Festival Verdi : la soif du pouvoir

par

Macbeth © Jean-Pierre Maurin

Les deux autres opéras à l’affiche avec « Don Carlos » (1867) dans le « Festival Verdi » de l’Opéra de Lyon , « Attila » et « Macbeth », précèdent ce « grand opéra français » de vingt ans. Et bien que seulement un an sépare « Attila » (1846) de « Macbeth » (1847)  la confrontation des trois partitions est plus qu’intéressante et donnait pleine d’occasions à Daniele Rustioni, le chef permanent de l’Opéra de Lyon et son orchestre d’illustrer leurs interprétations.

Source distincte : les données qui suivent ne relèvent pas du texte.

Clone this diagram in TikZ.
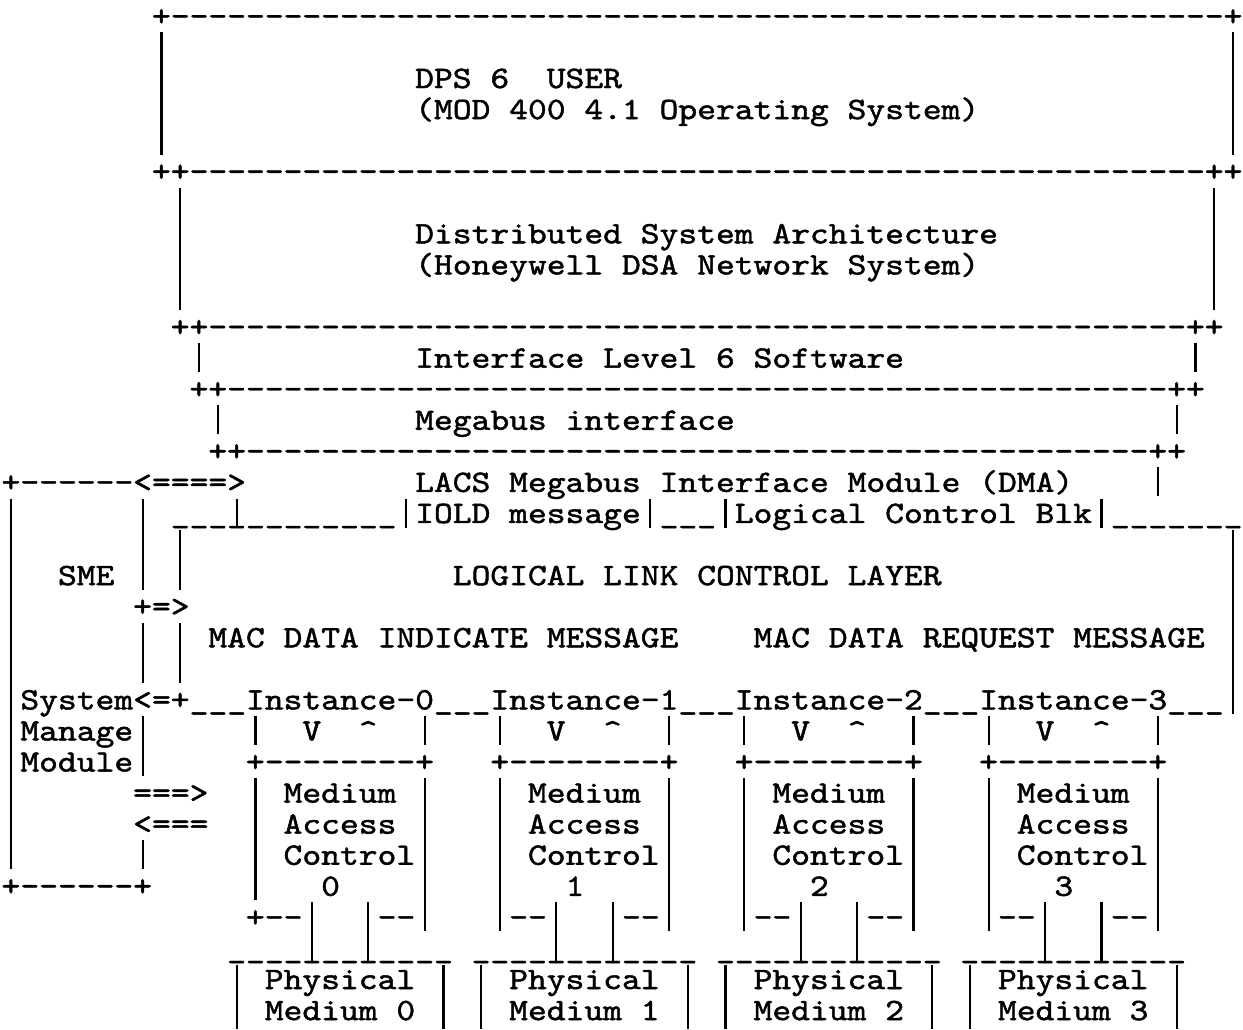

Il attaqua « Attila » plein d’élan et de dynamisme et présentait une interprétation fougueuse de cet opéra du jeune Verdi, mais nous réservait aussi de beaux moments lyriques et des subtiles pages descriptives (lever du soleil, nuit de lune). Ainsi, même dans cette version de concert, Aquilée et la lagune adriatique surgissaient devant nos yeux tandis que la confrontation entre les Huns et les Romains devenait palpable. Cela aussi bien sûr grâce à l’engagement et l’interprétation des solistes, en premier lieu la basse Dmitri Oulianov qui donnait autorité et tempérament à Attila, chef vainqueur et trahi, chantant avec sa voix de basse homogène et solide capable de de nuances subtiles. Odabella trouvait dans Tatiana Serjan une interprète d’une grande force dramatique et expressive dotée d’un soprano d’acier qui attaquait la tessiture exigeante avec virtuosité. Alexeï Markov prêtait son baryton souple et son chant élégant au Romain Ezio qui rêve de régner sur l’Italie et était un digne adversaire du chef des Huns dans leurs confrontations. Foresto avait le ténor clair et lyrique de Massimo Giordano qui manquait parfois un peu de force mais présentait une interprétation engagée. Bonne prestations des chœurs dans leurs différents emplois.

« Macbeth » était présenté dans la production de l’Opéra de Lyon de 2012 dans une mise en scène de Ivo van Hove, décors et lumières de Jan Versweyveld, costumes Wojciech Dziedzic, vidéo Tal Yarden. C’est un spectacle réalisé avec grand professionnalisme, visuellement souvent impressionnant mais qui pose bien des questions. Pour van Hove le pouvoir se trouve dans le monde des finances et il situe toute l’action dans une grande salle de marchés pleine d’ordinateurs et écrans où les employées tiennent le rôle des sorcières. Dans ce contexte il est difficile de situer le déroulement du drame (par exemple le meurtre de Duncan qui apparemment est accompagné d’une petite-fille, la scène dans le repaire des sorcières ou la fin de l’opéra quand les troupes de Malcolm deviennent des « indignés » de « Occupy Wall Street » et Macbeth (qui a lui-même égorgé sa Lady) un triste survivant). Les images vidéo sont parfois envahissantes mais aussi bien suggestives (meurtre de Banco, scène des apparitions). Mais il faut reconnaitre que le spectacle est très bien réglé et que la direction des acteurs et des chœurs dans ce contexte est remarquable même si pas toujours convaincante. Belle prestation du baryton Elchin Azizov dans le rôle- titre : voix ample, bien timbrée d’une chaude couleur, chant expressif et nuancé et acteur convaincant. Sa Lady Macbeth avait la belle figure et le soprano musclé de Susanna Branchini, interprète engagée qui manque pourtant un peu de personnalité et de force. Comme Banco Roberto Scandiuzzi faisait résonner sa basse encore toujours sonore. Arseny Yakovlev (Macduff) qui avait bien commencé sa prestation, apparemment avait des problèmes au moment d’attaquer son air « Ah, la paterna mano ». Louis Zaitoun était un Malcom poids léger, Patrick Bolleire (médecin) et Clémence Poussin (suivante) faisaient un sans- faute. Les chœurs de l’Opéra de Lyon (chef Marco Ozbic) se distinguaient dans leurs différents emplois. Daniele Rustioni dirigeait l’orchestre bien disposé d’une main enthousiaste mais pas toujours assez ferme, précise ou nuancée.